Des premières questions et remarques s'expriment sur la validité interne de l'étude.

 

Le diagnostic de pneumopathie n'a pas été l'objet d'une adjudication afin que l'étude reste pragmatique et ressemble à la vie réelle. De possibles pneumopathies virales ont pu être inclues même si la grippe était un facteur d'exclusion. L'auteur est prudent quant au traitement par corticoïdes d'une grippe surinfectée en raison d'études suggérant un effet potentiellement délétère sur ces pneumopathies. Il recommande donc de faire un test grippal avant de mettre en place les corticoïdes.

Une préoccupation est pointée sur les patients du groupe placebo qui ont développé un choc pouvant être assimilé à un choc septique et qui n'ont pas eu d'hydrocortisone. Ils auraient pu en effet être défavorisés accentuant la mortalité de ce groupe. L'auteur de l'étude précise que les chocs septiques étaient exclus de l'étude, qu'il n'est pas impossible que de rares chocs septiques de moindre gravité aient été inclus mais qu'il est peu probable que ce soit de nature à influencer le résultat global de l'étude. Les investigateurs étaient libres de prescrire de l'hydrocortisone en ouvert en cas de choc septique secondaire mais ceci a été exceptionnel.

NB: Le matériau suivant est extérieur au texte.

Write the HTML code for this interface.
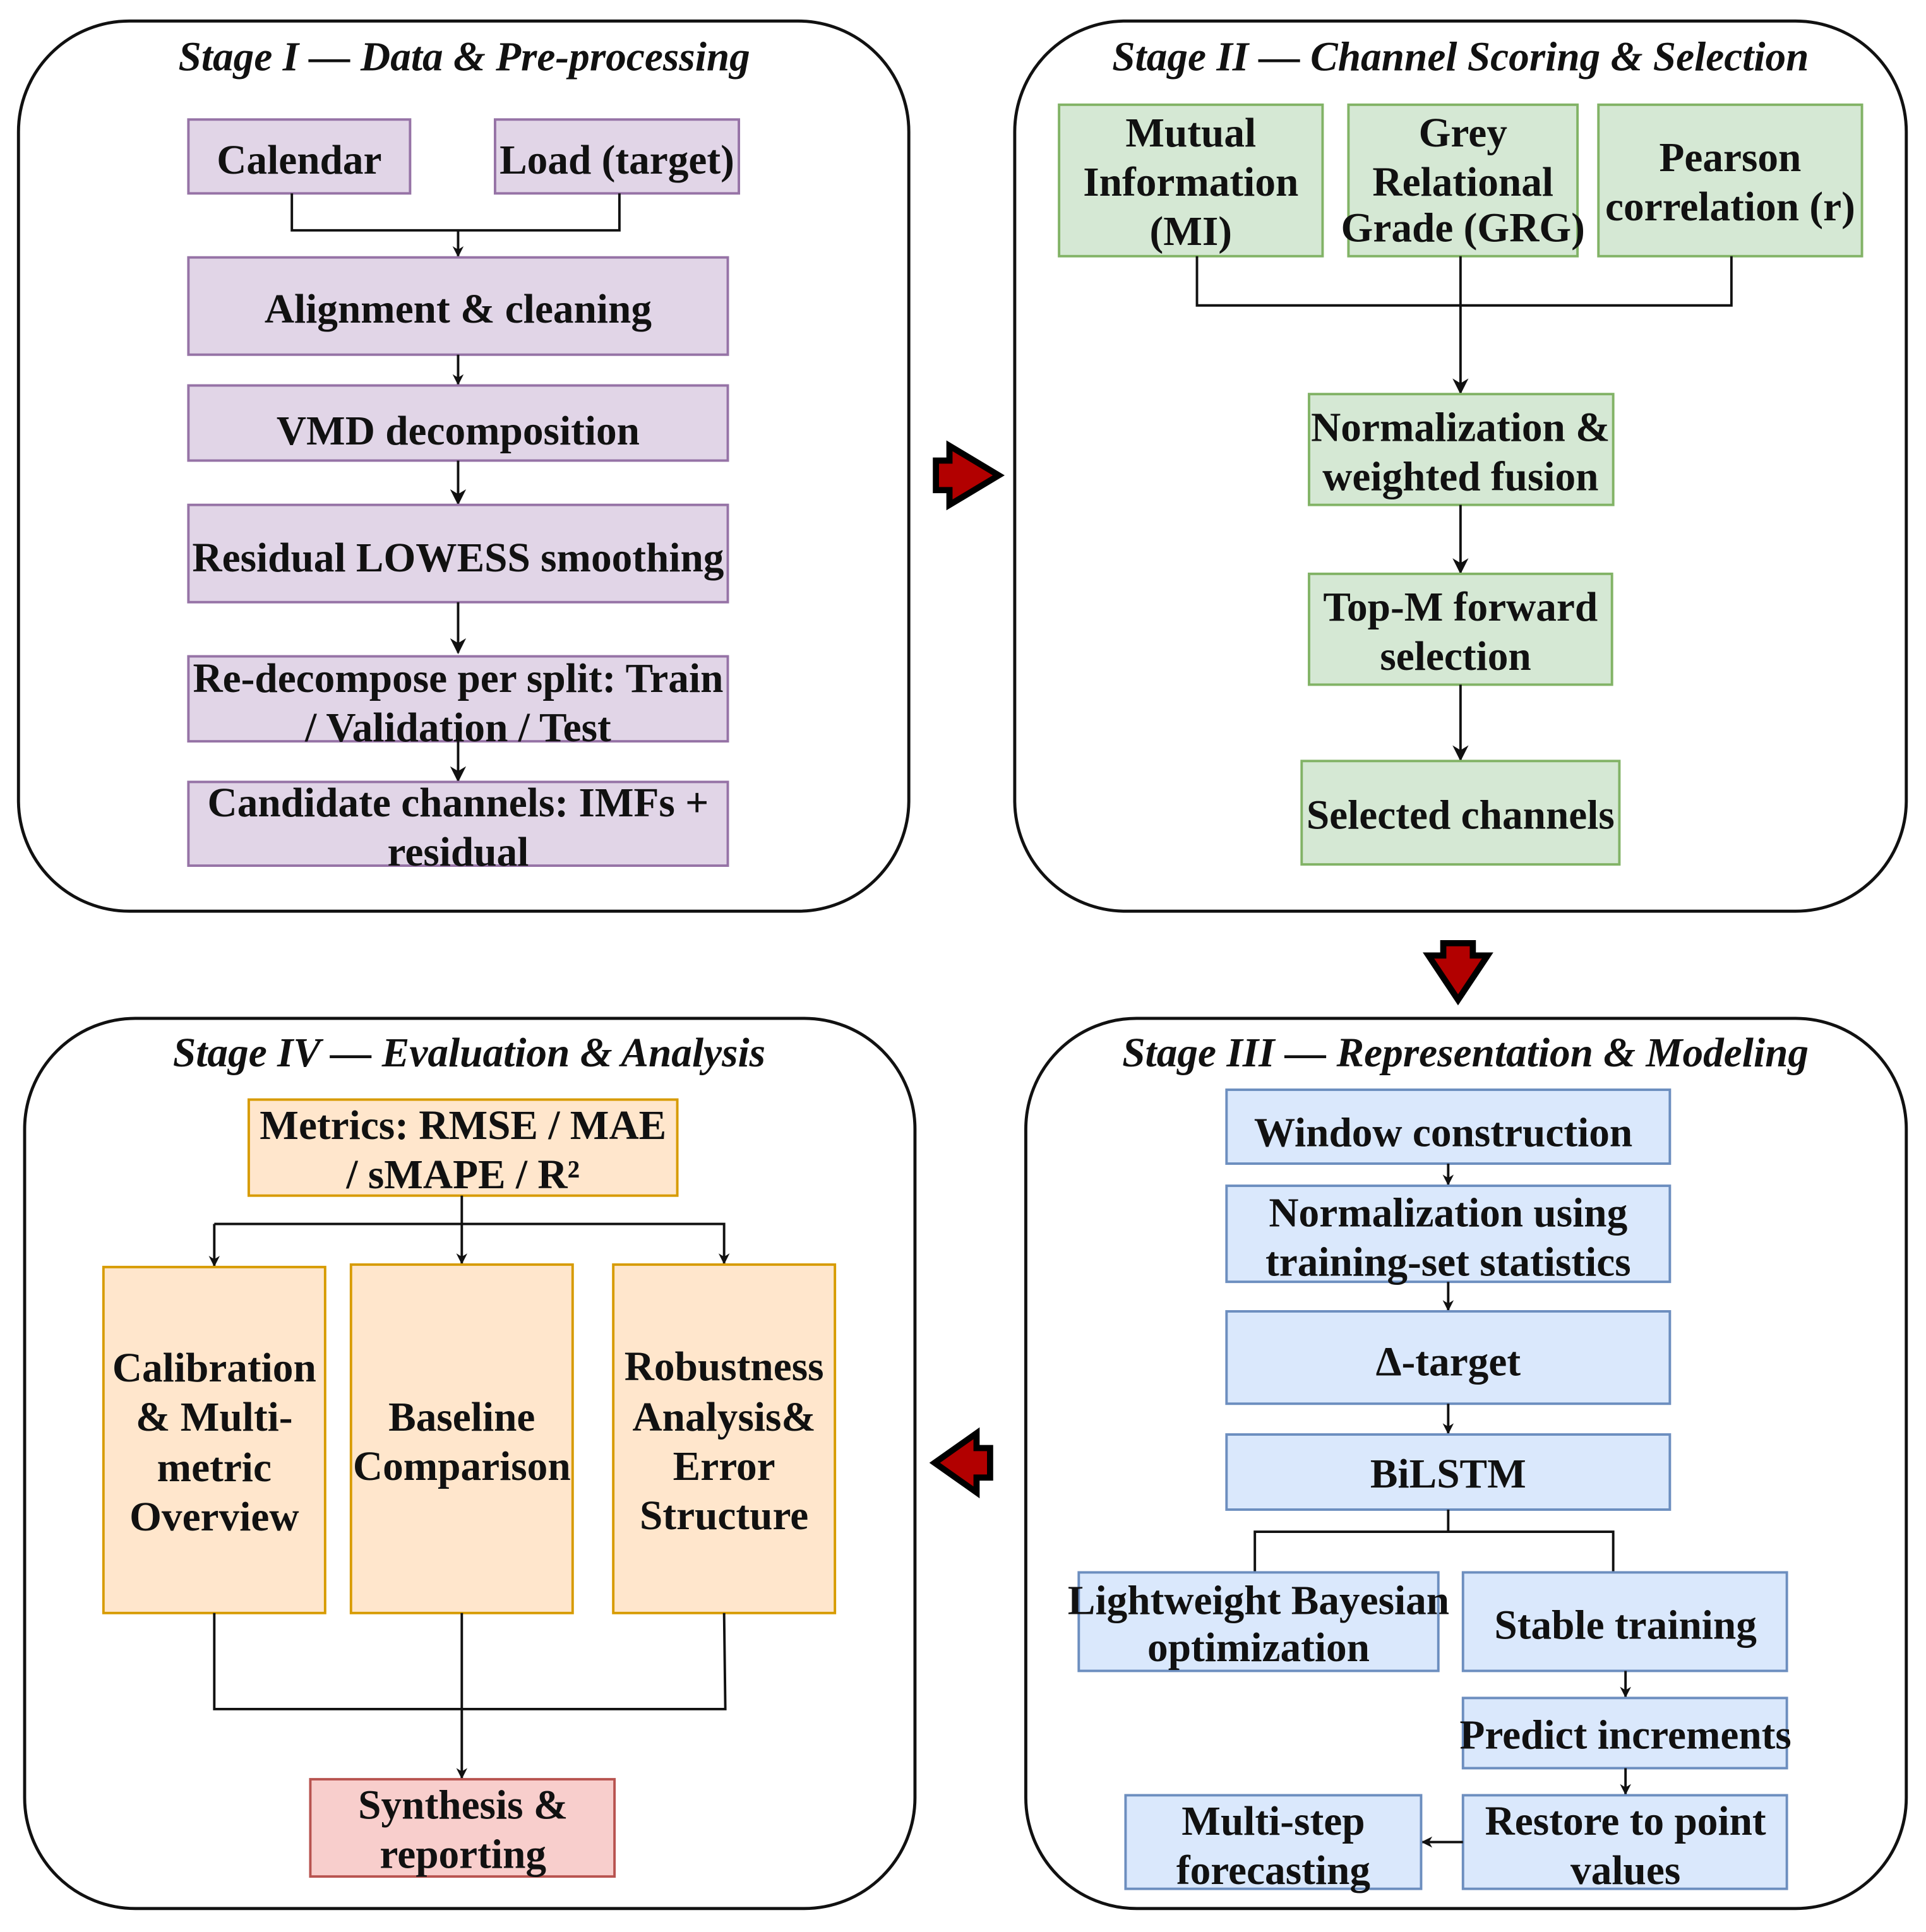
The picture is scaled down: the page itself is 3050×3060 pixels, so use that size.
<!DOCTYPE html>
<html><head><meta charset="utf-8"><style>
html,body{margin:0;padding:0;background:#fff}
svg{display:block}
text{font-family:"Liberation Serif","Times New Roman",serif;font-weight:bold;font-size:33.5px;fill:#111;text-anchor:middle}
.t{font-style:italic;font-size:33.5px}
.c{fill:none;stroke:#111;stroke-width:2}
.p{fill:#e1d5e7;stroke:#9673a6;stroke-width:2}
.g{fill:#d5e8d4;stroke:#82b366;stroke-width:2}
.o{fill:#ffe6cc;stroke:#d79b00;stroke-width:2}
.b{fill:#dae8fc;stroke:#6c8ebf;stroke-width:2}
.r{fill:#f8cecc;stroke:#b85450;stroke-width:2}
.box{fill:none;stroke:#111;stroke-width:2.5}
.ra{fill:#b20000;stroke:#000;stroke-width:5;stroke-linejoin:miter}
</style></head><body>
<svg width="3050" height="3060" viewBox="0 0 1564 1569" xmlns="http://www.w3.org/2000/svg">
<defs><marker id="a" viewBox="0 0 10 10" refX="9" refY="5" markerWidth="9" markerHeight="9" orient="auto" markerUnits="userSpaceOnUse"><path d="M0,0 L10,5 L0,10 L3,5 z" fill="#111"/></marker>
<marker id="m" viewBox="0 0 10 10" refX="9" refY="5" markerWidth="13" markerHeight="13" orient="auto" markerUnits="userSpaceOnUse"><path d="M0,0 L10,5 L0,10 L3,5 z" fill="#111"/></marker></defs>

<rect class="box" x="15" y="17" width="723" height="723" rx="90"/>
<rect class="box" x="824" y="17" width="724" height="723" rx="90"/>
<rect class="box" x="20" y="827" width="723" height="723" rx="90"/>
<rect class="box" x="833" y="827" width="715" height="723" rx="90"/>
<text class="t" x="377" y="57">Stage I — Data &amp; Pre-processing</text>
<text class="t" x="1186" y="57">Stage II — Channel Scoring &amp; Selection</text>
<text class="t" x="381" y="866">Stage IV — Evaluation &amp; Analysis</text>
<text class="t" x="1190" y="866">Stage III — Representation &amp; Modeling</text>

<polygon class="ra" points="760,374 771,374 771,362 811,386 771,410 771,398 760,398"/>
<polygon class="ra" points="1172,766 1196,766 1196,776 1208,776 1184,812 1160,776 1172,776"/>
<polygon class="ra" points="804,1176 793,1176 793,1164 759,1188 793,1212 793,1200 804,1200"/>

<rect class="p" x="153" y="97" width="180" height="60"/><text x="243" y="141">Calendar</text>
<rect class="p" x="402" y="97" width="198" height="60"/><text x="501" y="141">Load (target)</text>
<path class="c" d="M237,157 V187 H503 V157"/>
<path class="c" d="M372,187 V208" marker-end="url(#a)"/>
<rect class="p" x="153" y="209" width="438" height="79"/><text x="372" y="262">Alignment &amp; cleaning</text>
<path class="c" d="M372,288 V312" marker-end="url(#a)"/>
<rect class="p" x="153" y="313" width="438" height="61"/><text x="372" y="361">VMD decomposition</text>
<path class="c" d="M372,374 V409" marker-end="url(#m)"/>
<rect class="p" x="153" y="410" width="438" height="79"/><text x="372" y="464">Residual LOWESS smoothing</text>
<path class="c" d="M372,489 V530" marker-end="url(#m)"/>
<rect class="p" x="153" y="533" width="438" height="69"/><text x="372" y="562">Re-decompose per split: Train</text><text x="372" y="602">/ Validation / Test</text>
<path class="c" d="M372,602 V634" marker-end="url(#m)"/>
<rect class="p" x="153" y="635" width="438" height="68"/><text x="372" y="663">Candidate channels: IMFs +</text><text x="372" y="703">residual</text>

<rect class="g" x="860" y="85" width="214" height="123"/><text x="967" y="119">Mutual</text><text x="967" y="159">Information</text><text x="967" y="199">(MI)</text>
<rect class="g" x="1095" y="85" width="186" height="123"/><text x="1188" y="119">Grey</text><text x="1188" y="159">Relational</text><text x="1188" y="196">Grade (GRG)</text>
<rect class="g" x="1298" y="85" width="214" height="123"/><text x="1405" y="139">Pearson</text><text x="1405" y="179">correlation (r)</text>
<path class="c" d="M972,208 V248 H1406 V208"/>
<path class="c" d="M1186,208 V319" marker-end="url(#m)"/>
<rect class="g" x="1063" y="320" width="247" height="90"/><text x="1186" y="358">Normalization &amp;</text><text x="1186" y="398">weighted fusion</text>
<path class="c" d="M1186,410 V465" marker-end="url(#m)"/>
<rect class="g" x="1063" y="466" width="246" height="90"/><text x="1186" y="504">Top-M forward</text><text x="1182" y="544">selection</text>
<path class="c" d="M1186,556 V617" marker-end="url(#m)"/>
<rect class="g" x="1057" y="618" width="258" height="84"/><text x="1186" y="673">Selected channels</text>

<rect class="o" x="202" y="893" width="348" height="78"/><text x="376" y="925">Metrics: RMSE / MAE</text><text x="376" y="965">/ sMAPE / R²</text>
<path class="c" d="M375,971 V1026" marker-end="url(#a)"/>
<path class="c" d="M174,994 H588 V1026" marker-end="url(#a)"/>
<path class="c" d="M174,994 V1028" marker-end="url(#a)"/>
<rect class="o" x="84" y="1029" width="180" height="281"/><text x="174" y="1122">Calibration</text><text x="174" y="1162">&amp; Multi-</text><text x="174" y="1203">metric</text><text x="174" y="1243">Overview</text>
<rect class="o" x="285" y="1027" width="180" height="283"/><text x="375" y="1162">Baseline</text><text x="375" y="1202">Comparison</text>
<rect class="o" x="498" y="1027" width="180" height="283"/><text x="588" y="1121">Robustness</text><text x="588" y="1162">Analysis&amp;</text><text x="588" y="1202">Error</text><text x="588" y="1242">Structure</text>
<path class="c" d="M174,1310 V1388 H589 L588,1310"/>
<path class="c" d="M375,1310 V1444" marker-end="url(#a)"/>
<rect class="r" x="252" y="1445" width="247" height="79"/><text x="376" y="1477">Synthesis &amp;</text><text x="376" y="1517">reporting</text>

<rect class="b" x="996" y="885" width="360" height="60"/><text x="1172" y="931">Window construction</text>
<path class="c" d="M1176,945 V962" marker-end="url(#a)"/>
<rect class="b" x="996" y="963" width="360" height="78"/><text x="1176" y="996">Normalization using</text><text x="1176" y="1036">training-set statistics</text>
<path class="c" d="M1176,1041 V1064" marker-end="url(#a)"/>
<rect class="b" x="996" y="1065" width="360" height="75"/><text x="1176" y="1117">Δ-target</text>
<path class="c" d="M1176,1140 V1164" marker-end="url(#a)"/>
<rect class="b" x="996" y="1165" width="360" height="61"/><text x="1176" y="1208">BiLSTM</text>
<path class="c" d="M1176,1226 V1244 M1019,1277 V1244 H1310 V1277"/>
<rect class="b" x="876" y="1277" width="292" height="80"/><text x="1022" y="1311">Lightweight Bayesian</text><text x="1022" y="1349">optimization</text>
<rect class="b" x="1188" y="1277" width="263" height="80"/><text x="1320" y="1331">Stable training</text>
<path class="c" d="M1320,1357 V1378" marker-end="url(#a)"/>
<rect class="b" x="1188" y="1379" width="263" height="57"/><text x="1320" y="1420">Predict increments</text>
<path class="c" d="M1320,1436 V1457" marker-end="url(#a)"/>
<rect class="b" x="1188" y="1458" width="263" height="76"/><text x="1320" y="1490">Restore to point</text><text x="1320" y="1530">values</text>
<path class="c" d="M1188,1496 H1155" marker-end="url(#a)"/>
<rect class="b" x="914" y="1458" width="240" height="76"/><text x="1034" y="1490">Multi-step</text><text x="1034" y="1530">forecasting</text>
</svg>
</body></html>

Toujours concernant le sepsis, l'auteur précise que l'adaptation des antibiotiques au spectre bactérien était laissée à la discrétion du clinicien mais qu'il s'agissait de bactéries très sensibles vu les cas documentés et qu'il est donc probable que les ATB étaient efficaces, ce de façon équilibrée entre les groupes par la randomisation.

Le choix de l'hydrocortisone est également questionné : il est rappelé que la dose choisie correspond à 40 mg jour de méthylprednisolone et qu'il y a plus de croyances que de données scientifiques sur la non-pertinence de ce choix, la force d'action glucocorticoïde et minéralocorticoïde étant liée à la dose et plus importante que le choix de la molécule. Cependant à ce jour les deux seuls essais positifs sur la mortalité ont utilisé l'hydrocortisone.

L'effet sur le critère de jugement principal est robuste : il comporte des effets intermédiaires sur l'intubation des patients en VNI ou sur la mise en VNI des patients en oxygénothérapie à haut débit nasal. Par ailleurs l'effet du critère jugement principal est également robuste à J90. L'ensemble des présents s'accorde à dire que e résultat est donc solide.

 

La validité externe de l'étude est également discutée.

 

Un patient sur cinq a été inclus notamment en raison de l'exclusion des chocs septiques et il s'agit donc d'une population sélectionnée. Les effets obtenus dans cette étude sont plus importants que dans de nombreuses études réalisées auparavant et pourraient être liés à deux facteurs : d'une part la plus grande précocité du traitement (administration dans les 24 premières heures de la prise en charge) et d'autre part le sex-ratio avec une surreprésentation des femmes par rapport à des études antérieures (l'analyse de sous-groupe suggérant une efficacité particulière dans cette population, sans pouvoir l'affirmer par manque de puissance.

 

Au total l'ensemble des présents salue la qualité du travail et reconnait la nécessité d'importer ces résultats dans notre pratique quotidienne.